I enjoyed Bolton.  The layout of the trails reminded me a bit of Birdland at MRG the way they split and reconnected in relatively short distances.  I was surprised at how small the main lodge area is.  There was nobody there today but unless the other lodge is open I could see it getting really tight on a weekend.  Without Timberline or Wilderness open it felt a little small (but still a lot of fun) after a few hours.  I definitely would like to go back when both are open to get a better sense of the place.

Great coverage at base and on beginner trails.

Vista Glade trail.


Cobrass

Shot looking up Vista quad.


----------



## xwhaler (Mar 3, 2016)

Nice report. Timberline is my favorite of the 3 peaks there as it has less of a run out to contend with. Wilderness up high is nice as well.
Bolton is under rated for sure. Anyone of any ability level can have a blast there when the snow is good.


----------



## jaysunn (Mar 3, 2016)

What is the MT, I should say snow covered peak in the background, in the 3rd picture down?  Mansfield?

EDIT: The place looks great in your pics by the way.


----------



## bdfreetuna (Mar 6, 2016)

Go back when it's wide open and packed powder or powder for sure. It gets way better than that. BV has some of the best trails and tree runs... Preacher, Devils Playground, Lots Boyz/Lost Girlz, Adam's Solitude .. sounds like you didn't get a chance to hit the good stuff. I probably wouldn't either in dust on crust conditions.


----------



## dlague (Mar 7, 2016)

bdfreetuna said:


> Go back when it's wide open and packed powder or powder for sure. It gets way better than that. BV has some of the best trails and tree runs... Preacher, Devils Playground, Lots Boyz/Lost Girlz, Adam's Solitude .. sounds like you didn't get a chance to hit the good stuff. I probably wouldn't either in dust on crust conditions.

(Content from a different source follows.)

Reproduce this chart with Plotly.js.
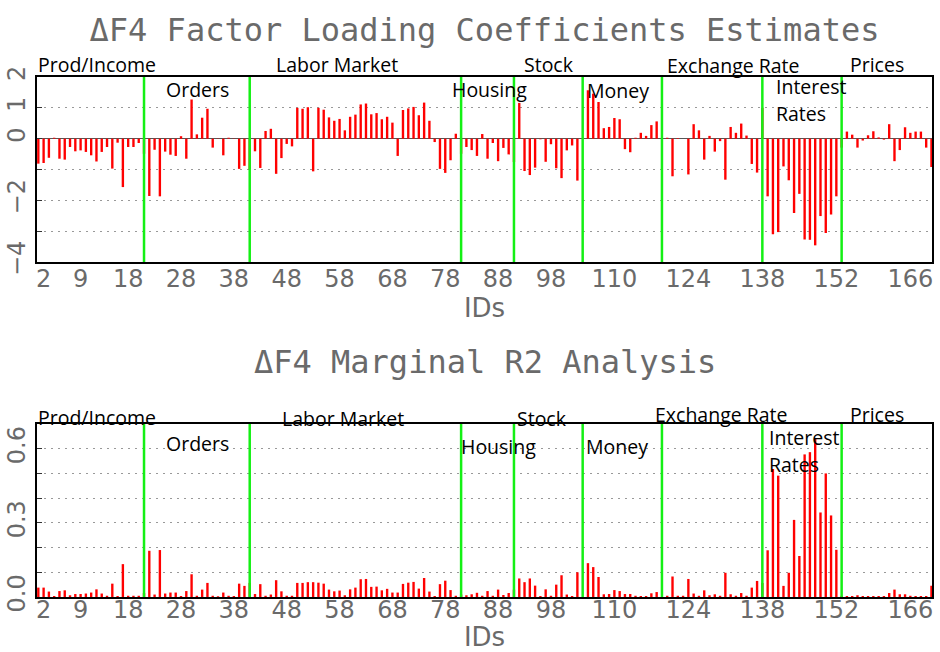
<!DOCTYPE html>
<html>
<head>
<meta charset="utf-8">
<script src="https://cdn.plot.ly/plotly-3.0.1.min.js"></script>
<style>html,body{margin:0;padding:0;background:#fff}#chart{width:940px;height:652px}</style>
</head>
<body>
<div id="chart"></div>
<script>
// ---- Data ----
const loadings = [
 -0.81,-0.79,-0.62,0.03,-0.65,-0.68,-0.27,-0.41,-0.38,-0.43,
 -0.54,-0.74,-0.43,-0.27,-0.97,-0.13,-1.57,-0.27,-0.27,-0.14,
 -0.49,-1.86,-0.36,-1.87,-0.42,-0.52,-0.56,0.08,-0.65,1.27,
 0.14,0.68,0.97,-0.29,0.01,-0.54,0.03,0.01,-0.98,-0.88,
 -1.00,-0.41,-0.95,0.25,0.32,-1.14,-0.63,-0.17,-0.25,1.00,
 0.97,1.02,-1.06,1.00,0.94,0.69,0.58,0.64,0.27,0.71,
 0.78,1.11,1.14,0.79,0.83,0.63,0.71,0.52,-0.56,0.93,
 0.98,1.03,0.76,1.17,0.58,-0.11,-0.98,-1.11,-0.70,0.16,
 -0.49,-0.27,-0.37,-0.56,0.15,-0.65,-0.14,-0.73,-0.30,-0.51,
 -0.76,1.16,-1.05,-1.18,-0.94,-0.02,-0.75,-0.18,-0.96,-1.28,
 -0.38,-0.22,-1.36,0.00,1.57,1.46,1.19,0.34,0.38,0.67,
 0.63,-0.34,-0.44,0.03,0.19,0.09,0.44,0.56,0.00,0.03,
 -1.22,0.02,0.00,-1.16,0.47,0.27,-0.68,0.09,-0.42,-0.08,
 -1.33,0.38,0.19,0.49,0.10,-0.82,-1.10,1.00,-1.87,-3.10,
 -3.03,-0.90,-1.35,-2.41,-1.79,-3.27,-3.28,-3.46,-2.51,-3.06,
 -2.46,-1.87,-0.29,0.23,0.13,-0.29,-0.06,0.11,0.24,0.04,
 -0.03,0.47,-0.73,-0.37,0.37,0.19,0.23,0.23,-0.29,-0.92
];
const marginalR2 = [
 0.038,0.038,0.022,0.004,0.024,0.027,0.007,0.012,0.012,0.014,
 0.018,0.031,0.014,0.005,0.054,0.004,0.133,0.005,0.005,0.005,
 0.016,0.187,0.010,0.190,0.014,0.018,0.018,0.004,0.024,0.092,
 0.005,0.030,0.057,0.005,0.003,0.018,0.005,0.004,0.054,0.045,
 0.057,0.012,0.052,0.005,0.010,0.068,0.023,0.005,0.005,0.057,
 0.057,0.060,0.060,0.058,0.054,0.030,0.023,0.026,0.007,0.031,
 0.038,0.072,0.073,0.041,0.042,0.027,0.033,0.018,0.018,0.053,
 0.058,0.061,0.034,0.077,0.022,0.004,0.052,0.066,0.028,0.005,
 0.010,0.007,0.011,0.017,0.005,0.024,0.005,0.030,0.008,0.016,
 0.030,0.075,0.060,0.075,0.046,0.004,0.031,0.005,0.050,0.088,
 0.010,0.004,0.100,0.000,0.137,0.121,0.081,0.011,0.012,0.028,
 0.024,0.012,0.012,0.005,0.004,0.004,0.015,0.020,0.000,0.005,
 0.083,0.005,0.005,0.073,0.014,0.005,0.027,0.007,0.011,0.005,
 0.098,0.011,0.005,0.016,0.005,0.038,0.065,0.057,0.189,0.518,
 0.491,0.045,0.098,0.312,0.166,0.577,0.586,0.642,0.342,0.500,
 0.330,0.191,0.005,0.004,0.004,0.007,0.004,0.004,0.004,0.004,
 0.004,0.016,0.030,0.011,0.011,0.005,0.004,0.004,0.004,0.046
];
const groupNames = ["Prod/Income","Orders","Labor Market","Housing","Stock","Money","Exchange Rate","Interest Rates","Prices"];
const groupBoundaryIDs = [21,41,81,91,104,119,138,153];
const xTickVals = [2,9,18,28,38,48,58,68,78,88,98,110,124,138,152,166];
const xTickText = xTickVals.map(String);
const topYTickVals = [-4,-3,-2,-1,0,1,2];
const topYTickText = ["\u22124","","\u22122","","0","1","2"];
const botYTickVals = [0,0.1,0.2,0.3,0.4,0.5,0.6,0.7];
const botYTickText = ["0.0","","","0.3","","","0.6",""];
const ids = loadings.map((_, i) => i + 1);

// ---- Layout helpers (pixel positions -> paper) ----
const W = 940, H = 652, ML = 37, MR = 8;
const PW = W - ML - MR;
const px = x => (x - ML) / PW;
const py = y => 1 - y / H;

const tickFont = {family: "DejaVu Sans", size: 24, color: "#6a6a6a"};
const lblFont = {family: "Open Sans", size: 19.5, color: "#000"};
const titleFont = {family: "DejaVu Sans Mono", size: 32, color: "#6a6a6a"};
const axTitleFont = {family: "DejaVu Sans", size: 26, color: "#6a6a6a"};

const xCommon = {
  range: [0.75, 170.1], tickvals: xTickVals, ticktext: xTickText,
  tickfont: tickFont, showgrid: false, zeroline: false,
  showline: true, mirror: true, linecolor: "#000", linewidth: 2,
  ticks: "", automargin: false, fixedrange: true
};
const yCommon = {
  tickfont: tickFont, tickangle: -90, showgrid: true, gridcolor: "#999",
  griddash: "2px,5px", gridwidth: 1, showline: true, mirror: true,
  linecolor: "#000", linewidth: 2, ticks: "inside", ticklen: 5,
  tickcolor: "#333", automargin: false, fixedrange: true
};

const traces = [
  {type: "bar", x: ids, y: loadings, xaxis: "x", yaxis: "y",
   marker: {color: "#ff0000", line: {width: 0}}, hoverinfo: "none"},
  {type: "bar", x: ids, y: marginalR2, xaxis: "x2", yaxis: "y2",
   marker: {color: "#ff0000", line: {width: 0}}, hoverinfo: "none"}
];

const shapes = [];
groupBoundaryIDs.forEach(b => {
  shapes.push({type: "line", xref: "x", yref: "y domain", x0: b, x1: b, y0: 0, y1: 1,
               line: {color: "rgb(20,240,20)", width: 2.5}});
  shapes.push({type: "line", xref: "x2", yref: "y2 domain", x0: b, x1: b, y0: 0, y1: 1,
               line: {color: "rgb(20,240,20)", width: 2.5}});
});

// label placements (left x px, centre y px) for top and bottom panels
const topLabelPos = [[36,65],[164,90],[274,65],[450,90],[522,65],[585,91],[665,66],[774,86],[848,65]];
const botLabelPos = [[36,417],[164,443],[280,418],[459,446],[515,418],[584,446],[653,414],[767,437],[848,414]];

const annotations = [];
function addLabels(pos) {
  groupNames.forEach((name, i) => {
    const [x, y] = pos[i];
    if (name === "Interest Rates") {
      annotations.push({text: "Interest", xref: "paper", yref: "paper", x: px(x), y: py(y),
        xanchor: "left", yanchor: "middle", showarrow: false, font: lblFont});
      annotations.push({text: "Rates", xref: "paper", yref: "paper", x: px(x), y: py(y + 27),
        xanchor: "left", yanchor: "middle", showarrow: false, font: lblFont});
    } else {
      annotations.push({text: name, xref: "paper", yref: "paper", x: px(x), y: py(y),
        xanchor: "left", yanchor: "middle", showarrow: false, font: lblFont});
    }
  });
}
addLabels(topLabelPos);
addLabels(botLabelPos);
annotations.push({text: "\u0394F4 Marginal R2 Analysis", xref: "paper", yref: "paper",
  x: 0.5, y: py(362), xanchor: "center", yanchor: "middle", showarrow: false, font: titleFont});

const layout = {
  width: W, height: H,
  margin: {l: ML, r: MR, t: 0, b: 0, pad: 0},
  paper_bgcolor: "#fff", plot_bgcolor: "#fff",
  showlegend: false, hovermode: false, bargap: 0.55,
  title: {text: "\u0394F4 Factor Loading Coefficients Estimates", font: titleFont,
          x: 0.5, xref: "paper", xanchor: "center", y: py(30), yref: "container", yanchor: "middle"},
  xaxis: Object.assign({}, xCommon, {anchor: "y", domain: [0, 1], ticklabelstandoff: -6,
          title: {text: "IDs", font: axTitleFont, standoff: 3}}),
  yaxis: Object.assign({}, yCommon, {anchor: "x", domain: [py(262), py(77)], range: [-4, 2],
          tickvals: topYTickVals, ticktext: topYTickText,
          zeroline: true, zerolinecolor: "#555", zerolinewidth: 1.5}),
  xaxis2: Object.assign({}, xCommon, {anchor: "y2", domain: [0, 1], ticklabelstandoff: -10,
          title: {text: "IDs", font: axTitleFont, standoff: 23}}),
  yaxis2: Object.assign({}, yCommon, {anchor: "x2", domain: [py(597), py(424)], range: [0, 0.7],
          tickvals: botYTickVals, ticktext: botYTickText, zeroline: false}),
  shapes: shapes,
  annotations: annotations
};

Plotly.newPlot("chart", traces, layout, {displayModeBar: false, staticPlot: true});
</script>
</body>
</html>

+1  this not so much.  We go there at least once per season and opted to go elsewhere because of those trails.  While there are many other options.  Open trails have often been limited.  Look forward to close to a normal winter there.

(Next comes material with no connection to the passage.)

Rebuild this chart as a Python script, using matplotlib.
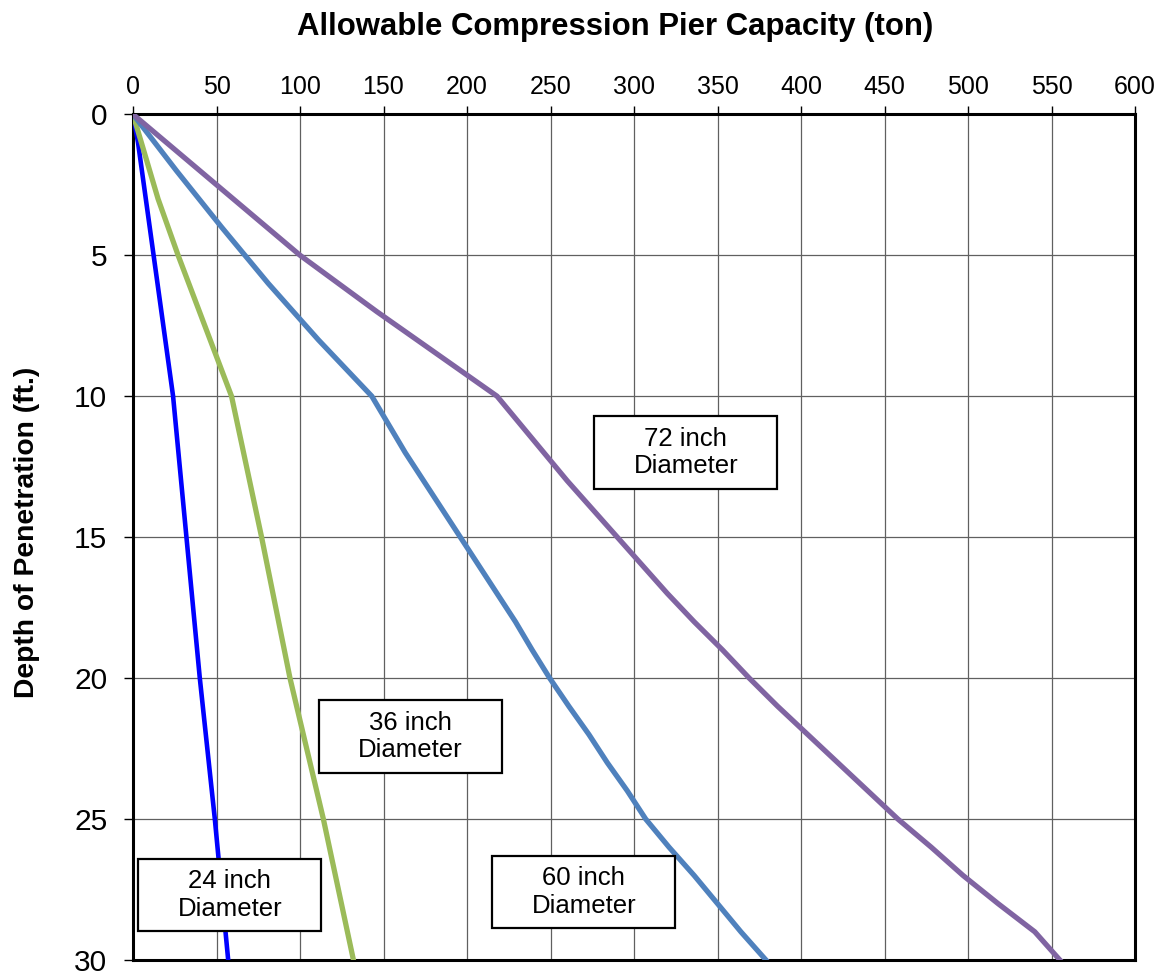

Sent from my iPhone using AlpineZone


----------



## bigbog (Mar 7, 2016)

nice pics medfordmike..


----------



## billski (Mar 10, 2016)

another resort that skis well when it's full open.  A friend of mine skied there three weeks ago and swore she'd never go back with a handful of trails open.  Must have been all closed due to ice?


----------



## KustyTheKlown (Mar 11, 2016)

I had a good time there on limited terrain last Sunday, but I also have no problem ducking ropes and skiing thin cover trees, and was happy to hike from vista to wilderness


----------



## medfordmike (Mar 11, 2016)

jaysunn said:


> What is the MT, I should say snow covered peak in the background, in the 3rd picture down?  Mansfield?
> 
> EDIT: The place looks great in your pics by the way.


I don't know the area well but I believe the mountain with the snow on it is Mansfield. Stowe and Bolton are pretty close together as the crow flies.


----------



## medfordmike (Mar 11, 2016)

billski said:


> another resort that skis well when it's full open.  A friend of mine skied there three weeks ago and swore she'd never go back with a handful of trails open.  Must have been all closed due to ice?



Since I was trying to time the use of my voucher I signed up to get their snow report emailed to me daily.  They remind me of Pico. They can and do make snow and the quality of it and the grooming seems very respectable.  But the quantity and number of trails they can make it on at any one time or at all is not great.  I don't believe they run Wilderness even if conditions allow outside of F-Su either.  So if you hit them wrong your choices are limited.  There was definitely ice on the natural trails under a few inches of snow.  Without those few inches I bet much could not be opened earlier. I would definitely go back though and liked what they had.  The trees looked like so much fun. I too though would not go back for a handful of trails given the time and distance to get there.  With Stowe so close it is hard to justify a few short trails strung together if your gonna make the trip up that way.


----------



## SkiRay (Mar 12, 2016)

We love Bolton Valley. It's been a couple of years since we have been there - we were hoping to make a few places this year - Bolton being one of them. A great mountain. The coverage looks amazing actually. Hoping for a spring snow storm.


----------